**What the task asks**.
Track down the lines that contain "with" and copy them.

**Records supplied**.

::::

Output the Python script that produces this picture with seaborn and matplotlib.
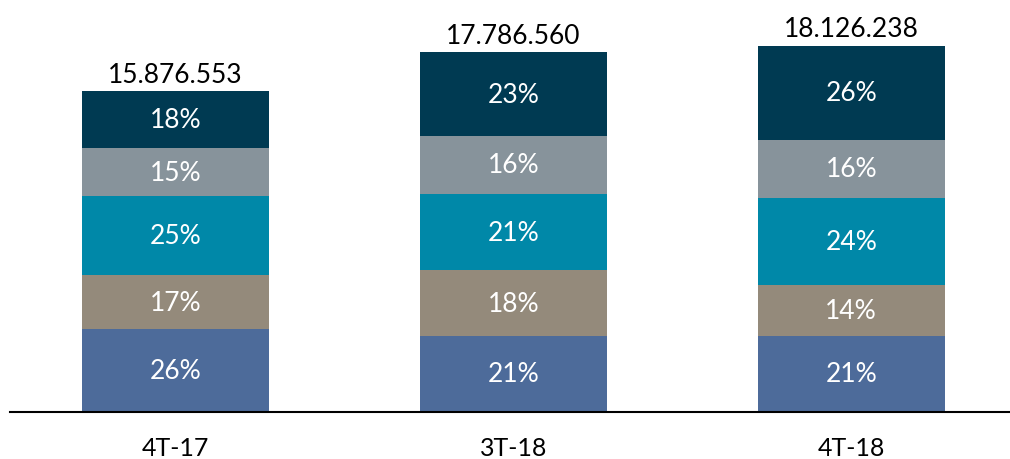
import numpy as np
import pandas as pd
import matplotlib
matplotlib.use("Agg")
import matplotlib.pyplot as plt
import seaborn as sns

# data
periods = ["4T-17", "3T-18", "4T-18"]
totals = [15876553, 17786560, 18126238]
# shares from bottom to top
share_1 = [26, 21, 21]
share_2 = [17, 18, 14]
share_3 = [25, 21, 24]
share_4 = [15, 16, 16]
share_5 = [18, 23, 26]
colors = ["#4D6B9A", "#948A7B", "#0088A8", "#87939B", "#003A52"]

sns.set_style("white")
plt.rcParams["font.family"] = ["Lato", "DejaVu Sans"]

shares = np.array([share_1, share_2, share_3, share_4, share_5], dtype=float)
seg = shares / shares.sum(axis=0) * np.array(totals)
cum = np.cumsum(seg, axis=0)

fig = plt.figure(figsize=(10.1, 4.6), dpi=100)
ax = fig.add_axes([10 / 1010, 47 / 460, 1000 / 1010, 413 / 460])

# draw cumulative bars from the top layer down so each covers the one below
for i in range(len(shares) - 1, -1, -1):
    df = pd.DataFrame({"period": periods, "value": cum[i]})
    sns.barplot(data=df, x="period", y="value", order=periods, color=colors[i],
                saturation=1, width=0.553, linewidth=0, ax=ax)

for i in range(len(shares)):
    for j in range(len(periods)):
        mid = cum[i, j] - seg[i, j] / 2
        ax.text(j, mid, f"{int(shares[i, j])}%", ha="center", va="center",
                color="white", fontsize=19)

for j, t in enumerate(totals):
    ax.annotate(f"{t:,}".replace(",", "."), (j, cum[-1, j]), xytext=(0, 3),
                textcoords="offset points", ha="center", va="bottom",
                fontsize=19, color="black")

ax.set_xlim(-0.49, 2.47)
ax.set_ylim(0, 413 * 15876553 / 321)
ax.set_xlabel("")
ax.set_ylabel("")
ax.set_yticks([])
ax.tick_params(axis="x", length=0, pad=17, labelsize=18, colors="black")
for s in ["top", "right", "left"]:
    ax.spines[s].set_visible(False)
ax.spines["bottom"].set_color("black")
ax.spines["bottom"].set_linewidth(1.5)

fig.savefig("out.png", dpi=100)
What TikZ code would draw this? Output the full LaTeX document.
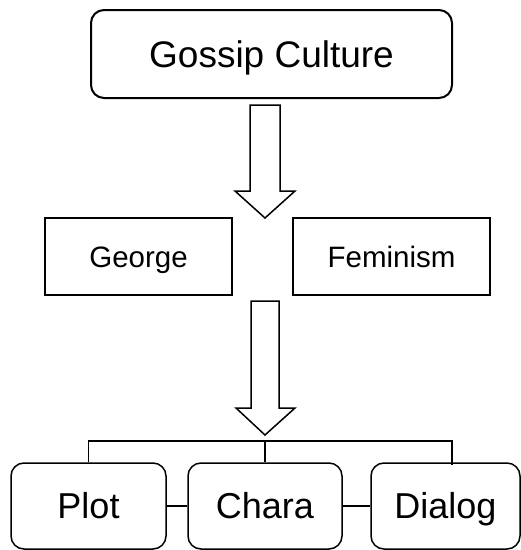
\documentclass[tikz,border=0pt]{standalone}
\usepackage{fontspec}
\setmainfont{Liberation Sans}
\usetikzlibrary{calc}
\begin{document}
\begin{tikzpicture}[x=1pt,y=-1pt,
  box/.style={draw=black, line width=1.5pt, fill=white, inner sep=0pt, align=center,
              text depth=0pt},
  rbox/.style={box, rounded corners=13pt},
  big/.style={font=\fontsize{36}{40}\selectfont, text height=25.8pt},
  mid/.style={font=\fontsize{29.5}{32}\selectfont, text height=21.1pt},
  blockarrow/.style={draw=black, line width=1.5pt, fill=white, line join=miter},
  conn/.style={draw=black, line width=1.5pt}
]
\useasboundingbox (0,0) rectangle (521,550);

\node[rbox, line width=2pt, minimum width=361pt, minimum height=88pt,
      font=\fontsize{37}{40}\selectfont, text height=26.5pt] (top) at (271.5,54) {Gossip Culture};

\node[box, mid, minimum width=187pt, minimum height=77pt] (george) at (138.5,256.5) {George};
\node[box, mid, minimum width=197pt, minimum height=77pt] (fem) at (391.5,256.5) {Feminism};

\node[rbox, big, minimum width=155pt, minimum height=86pt] (plot) at (88.5,506) {Plot};
\node[rbox, big, minimum width=154pt, minimum height=86pt] (chara) at (265,506) {Chara};
\node[rbox, big, minimum width=149pt, minimum height=86pt] (dialog) at (445.5,506) {Dialog};

% block arrows
\draw[blockarrow] (250,105) -- (280,105) -- (280,191) -- (295,191) -- (265,218)
  -- (235,191) -- (250,191) -- cycle;
\draw[blockarrow] (251,301) -- (279,301) -- (279,408) -- (295,408) -- (265,435)
  -- (236,408) -- (251,408) -- cycle;

% tree connector
\coordinate (busL) at (88.5,441);
\coordinate (busR) at (452,441);
\coordinate (dtop) at (452,465);
\draw[conn] (plot.north) -- (busL) -- (busR) -- (dtop);
\draw[conn] (chara.north) -- (chara.north |- busL);

% side connectors
\draw[conn] (plot.east) -- (chara.west);
\draw[conn] (chara.east) -- (dialog.west);
\end{tikzpicture}
\end{document}
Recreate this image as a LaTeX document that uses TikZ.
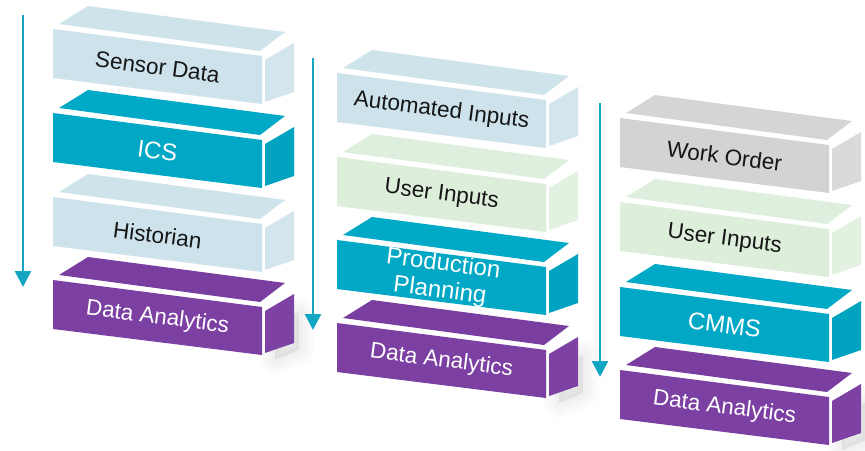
\documentclass[tikz,border=0pt]{standalone}
\usepackage{fontspec}
\setmainfont{Liberation Sans}
\usetikzlibrary{arrows.meta}
\definecolor{lbF}{HTML}{CDE2EA}
\definecolor{lbT}{HTML}{CFE3EB}
\definecolor{lbS}{HTML}{D3E6EE}
\definecolor{cyF}{HTML}{00A8C5}
\definecolor{cyT}{HTML}{00A9C6}
\definecolor{cyS}{HTML}{00A4C0}
\definecolor{puF}{HTML}{7B40A1}
\definecolor{puT}{HTML}{7A3EA0}
\definecolor{puS}{HTML}{7D42A3}
\definecolor{grF}{HTML}{D3D3D3}
\definecolor{grT}{HTML}{D5D5D5}
\definecolor{grS}{HTML}{DADADA}
\definecolor{gnF}{HTML}{DDEEDB}
\definecolor{gnT}{HTML}{DFEFDD}
\definecolor{gnS}{HTML}{E2F1E0}
\definecolor{arrowc}{HTML}{12A6C3}
\definecolor{darktext}{HTML}{161616}
\tikzset{
  boxtext/.style={inner sep=0pt, align=center, rotate=-7.36},
  smalltext/.style={font=\fontsize{22.5}{26}\selectfont},
  bigtext/.style={font=\fontsize{24}{27}\selectfont},
  flowarrow/.style={draw=arrowc, line width=2.5pt, -{Triangle[width=16pt,length=16pt]}},
}
% #1 name, #2 x, #3 y, #4 front, #5 top, #6 side, #7 text style, #8 text colour, #9 text
\newcommand\layerbox[9]{%
  \begin{scope}[shift={(#2,#3)}]
    \fill[#5] (6,-5) -- (207,22) -- (232,3) -- (35,-23) -- cycle;
    \fill[#6] (212,31) -- (241,14) -- (241,63) -- (212,73) -- cycle;
    \fill[#4] (0,0) -- (209,27) -- (209,75) -- (0,49) -- cycle;
    \begin{scope}
      \clip (0,0) -- (209,27) -- (209,75) -- (0,49) -- cycle;
      \node[boxtext, #7, text=#8] (#1) at (104.5,38) {#9};
    \end{scope}
  \end{scope}}
\newcommand\softshadow[2]{%
  \begin{scope}[shift={(#1,#2)}]
    \foreach \w in {30,24,18,12,6}
      \filldraw[black, opacity=0.012, line width=\w pt, line join=round]
        (222,44) -- (246,32) -- (246,70) -- (222,80) -- cycle;
  \end{scope}}
\begin{document}
\begin{tikzpicture}[x=1pt,y=-1pt]
\useasboundingbox (0,0) rectangle (865,450);
\fill[white] (0,0) rectangle (865,450);
% shadows
\softshadow{53}{280}
\softshadow{337}{323}
\softshadow{620}{370}
% stack 1
\layerbox{s1a}{53}{29}{lbF}{lbT}{lbS}{smalltext}{darktext}{Sensor Data}
\layerbox{s1b}{53}{113}{cyF}{cyT}{cyS}{bigtext}{white}{ICS}
\layerbox{s1c}{53}{197}{lbF}{lbT}{lbS}{smalltext}{darktext}{Historian}
\layerbox{s1d}{53}{280}{puF}{puT}{puS}{smalltext}{white}{Data Analytics}
% stack 2
\layerbox{s2a}{337}{73}{lbF}{lbT}{lbS}{smalltext}{darktext}{Automated Inputs}
\layerbox{s2b}{337}{157}{gnF}{gnT}{gnS}{smalltext}{darktext}{User Inputs}
\layerbox{s2c}{337}{240}{cyF}{cyT}{cyS}{bigtext}{white}{Production\\Planning}
\layerbox{s2d}{337}{323}{puF}{puT}{puS}{smalltext}{white}{Data Analytics}
% stack 3
\layerbox{s3a}{620}{118}{grF}{grT}{grS}{smalltext}{darktext}{Work Order}
\layerbox{s3b}{620}{202}{gnF}{gnT}{gnS}{smalltext}{darktext}{User Inputs}
\layerbox{s3c}{620}{287}{cyF}{cyT}{cyS}{bigtext}{white}{CMMS}
\layerbox{s3d}{620}{370}{puF}{puT}{puS}{smalltext}{white}{Data Analytics}
% arrows
\coordinate (a1s) at (23,15);  \coordinate (a1e) at (23,287);
\coordinate (a2s) at (313,58); \coordinate (a2e) at (313,330);
\coordinate (a3s) at (600,103); \coordinate (a3e) at (600,377);
\draw[flowarrow] (a1s) -- (a1e);
\draw[flowarrow] (a2s) -- (a2e);
\draw[flowarrow] (a3s) -- (a3e);
\end{tikzpicture}
\end{document}
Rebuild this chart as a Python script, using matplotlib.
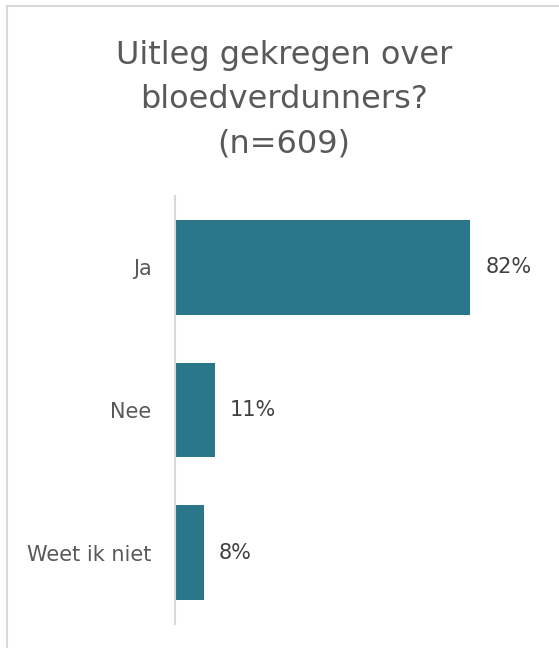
import matplotlib
matplotlib.use("Agg")
import matplotlib.pyplot as plt
from matplotlib.lines import Line2D

categories = ["Ja", "Nee", "Weet ik niet"]
values = [82, 11, 8]
value_labels = ["82%", "11%", "8%"]
title = "Uitleg gekregen over\nbloedverdunners?\n(n=609)"

W, H = 559, 648
fig = plt.figure(figsize=(W/100, H/100), dpi=100)
fig.patch.set_facecolor("white")

ax = fig.add_axes([175/W, 1-624/H, 360/W, 428/H])
y = list(range(len(categories)))
ax.barh(y, values, height=0.665, color="#2a7789")
ax.set_ylim(len(categories)-0.5, -0.5)
ax.set_xlim(0, 100)
ax.set_yticks(y)
ax.set_yticklabels(categories, fontsize=15, color="#595959")
ax.tick_params(axis="y", length=0, pad=17)
ax.set_xticks([])
for s in ["top", "right", "bottom"]:
    ax.spines[s].set_visible(False)
ax.spines["left"].set_color("#d9d9d9")
ax.spines["left"].set_linewidth(1.5)
for yi, v, lab in zip(y, values, value_labels):
    ax.annotate(lab, (v, yi), xytext=(11, 0), textcoords="offset points",
                va="center", ha="left", fontsize=15, color="#404040")

fig.text(0.508, 1-100/H, title, ha="center", va="center", fontsize=23,
         color="#595959", linespacing=1.56)

fig.add_artist(Line2D([7/W, 1], [1-6/H, 1-6/H], color="#d9d9d9", lw=1.5, transform=fig.transFigure))
fig.add_artist(Line2D([7/W, 7/W], [0, 1-6/H], color="#d9d9d9", lw=1.5, transform=fig.transFigure))

fig.savefig("out.png", dpi=100)
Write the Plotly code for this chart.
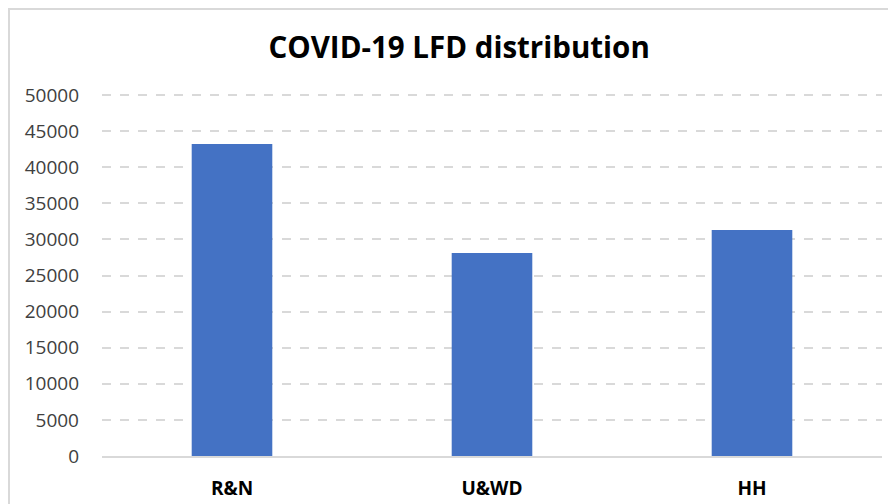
import plotly.graph_objects as go

categories = ["R&N", "U&WD", "HH"]
values = [43200, 28100, 31300]
tick_values = [0, 5000, 10000, 15000, 20000, 25000, 30000, 35000, 40000, 45000, 50000]
tick_labels = [str(v) for v in tick_values]

FONT = "Open Sans, Lato, sans-serif"

# The page body has an 8px default margin, so the figure is 8px smaller
W, H = 888, 496
T, B = 84, 48
plot_h = H - T - B  # 364 px; 50000 spans 361 px
y_top = 50000 * plot_h / 361

fig = go.Figure(go.Bar(
    x=categories,
    y=values,
    marker=dict(color="#4472C4", line=dict(width=0)),
    width=0.31,
    hoverinfo="x+y",
))

fig.update_layout(
    width=W, height=H,
    margin=dict(l=94, r=14, t=T, b=B),
    paper_bgcolor="white", plot_bgcolor="white",
    showlegend=False,
    title=dict(text="<b>COVID-19 LFD distribution</b>", x=0.508, xanchor="center",
               y=1 - 40 / H, yanchor="middle",
               font=dict(family=FONT, size=29.5, color="#000000")),
    xaxis=dict(showgrid=False, showline=True, linecolor="#D9D9D9", linewidth=1.5,
               tickfont=dict(family=FONT, size=19, color="#000000", weight="bold"),
               ticks="", ticklabelstandoff=14, fixedrange=True, automargin=False),
    yaxis=dict(range=[0, y_top], tickvals=tick_values, ticktext=tick_labels,
               showgrid=True, gridcolor="#D9D9D9", gridwidth=1.5, griddash="dash",
               zeroline=False, showline=False, ticks="", ticklabelstandoff=22,
               tickfont=dict(family=FONT, size=19, color="#404040"), fixedrange=True,
               automargin=False),
    shapes=[dict(type="rect", xref="paper", yref="paper",
                 x0=-93 / 780, x1=820 / 780,
                 y0=-60 / plot_h, y1=(448 - 1) / plot_h,
                 line=dict(color="#D9D9D9", width=2), fillcolor="rgba(0,0,0,0)", layer="below")],
)

fig.write_html("out.html")
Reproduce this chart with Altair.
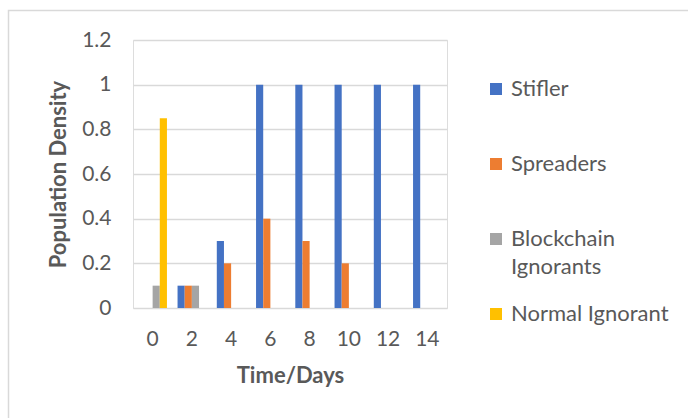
import altair as alt
import pandas as pd

# ---- data ----
days = ["0", "2", "4", "6", "8", "10", "12", "14"]
series = ["Stifler", "Spreaders", "Blockchain Ignorants", "Normal Ignorant"]
stifler = [0, 0.1, 0.3, 1, 1, 1, 1, 1]
spreaders = [0, 0.1, 0.2, 0.4, 0.3, 0.2, 0, 0]
blockchain = [0.1, 0.1, 0, 0, 0, 0, 0, 0]
normal = [0.85, 0, 0, 0, 0, 0, 0, 0]
colors = ["#4472C4", "#ED7D31", "#A5A5A5", "#FFC000"]
y_ticks = [0, 0.2, 0.4, 0.6, 0.8, 1.0, 1.2]

rows = []
for s, vals in zip(series, [stifler, spreaders, blockchain, normal]):
    for d, v in zip(days, vals):
        rows.append({"day": d, "series": s, "value": v})
df = pd.DataFrame(rows)

FONT = "Lato"
GREY = "#595959"
GRID = "#d9d9d9"

bars = alt.Chart(df).mark_bar().encode(
    x=alt.X(
        "day:N", sort=days,
        scale=alt.Scale(paddingInner=0.27, paddingOuter=0.135),
        axis=alt.Axis(
            title="Time/Days", labelAngle=0, labelFont=FONT, labelFontSize=21,
            labelColor=GREY, labelPadding=20, ticks=False, domain=False, grid=False,
            titleFont=FONT, titleFontSize=22, titleFontWeight="bold", titleColor=GREY,
            titleY=67, titleBaseline="middle",
        ),
    ),
    xOffset=alt.XOffset("series:N", sort=series,
                        scale=alt.Scale(domain=series, paddingInner=0, paddingOuter=0)),
    y=alt.Y(
        "value:Q",
        scale=alt.Scale(domain=[0, 1.2], nice=False),
        axis=alt.Axis(
            title="Population Density", values=y_ticks, format="~g",
            labelFont=FONT, labelFontSize=21, labelColor=GREY, labelPadding=22,
            ticks=False, domain=False, grid=True, gridColor=GRID, gridWidth=1.5,
            titleFont=FONT, titleFontSize=22, titleFontWeight="bold", titleColor=GREY,
            titleX=-75, titleY=134, titleBaseline="middle",
        ),
    ),
    color=alt.Color(
        "series:N", sort=series,
        scale=alt.Scale(domain=series, range=colors),
        legend=alt.Legend(
            title=None, orient="none", legendX=352, legendY=38,
            symbolType="square", symbolSize=144, symbolStrokeWidth=0,
            labelFont=FONT, labelFontSize=22, labelColor=GREY, labelOffset=4,
            labelLimit=300, gridAlign="all", rowPadding=25,
            labelExpr="datum.label == 'Blockchain Ignorants' ? ['Blockchain', 'Ignorants'] : datum.label",
        ),
    ),
)

frame = alt.Chart(pd.DataFrame({"k": [0]})).mark_rect(
    fillOpacity=0, stroke=GRID, strokeWidth=1.5
).encode(
    x=alt.value(-124.5), x2=alt.value(700), y=alt.value(-29.5), y2=alt.value(500)
)

chart = alt.layer(frame, bars).properties(
    width=314, height=268,
    autosize=alt.AutoSizeParams(type="none"),
    padding={"left": 133, "top": 40, "right": 241, "bottom": 110},
    background="white",
).configure_view(
    stroke=None, fill="#eeeeee"
).configure(
    style={"guide-label": {"lineHeight": 28}}
)

chart.save("out.html", embed_options={"renderer": "svg", "actions": False})
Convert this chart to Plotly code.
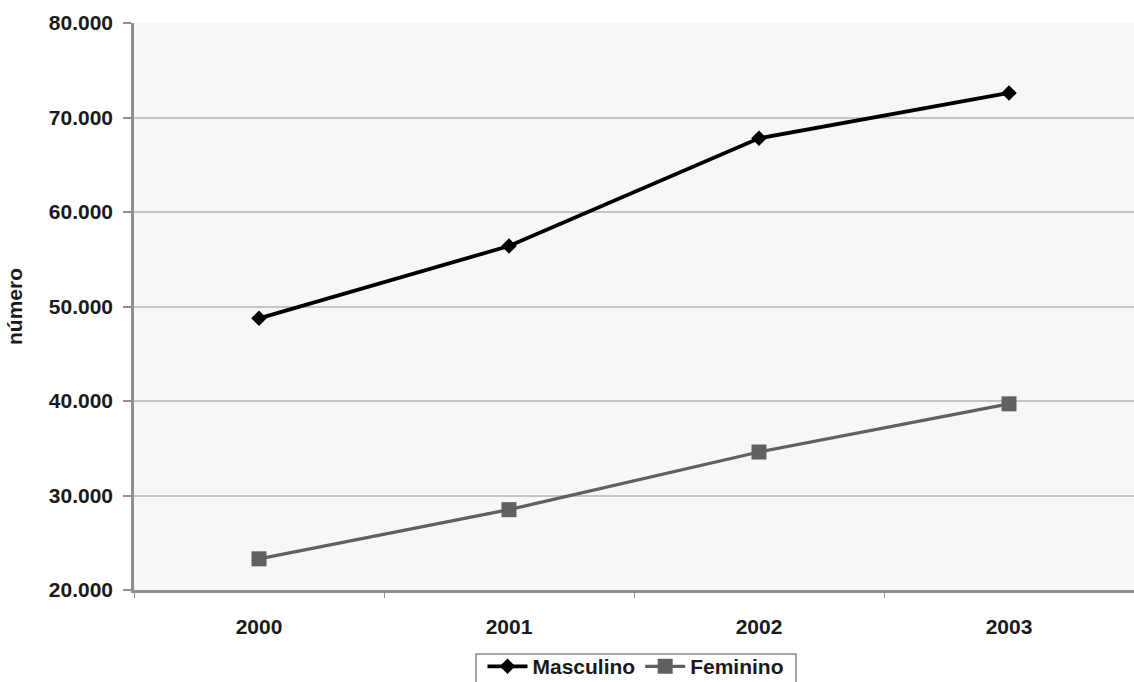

::::

**Solved problem**.
Output the Python script that produces this picture with seaborn and matplotlib.
Reproduce this chart with Altair.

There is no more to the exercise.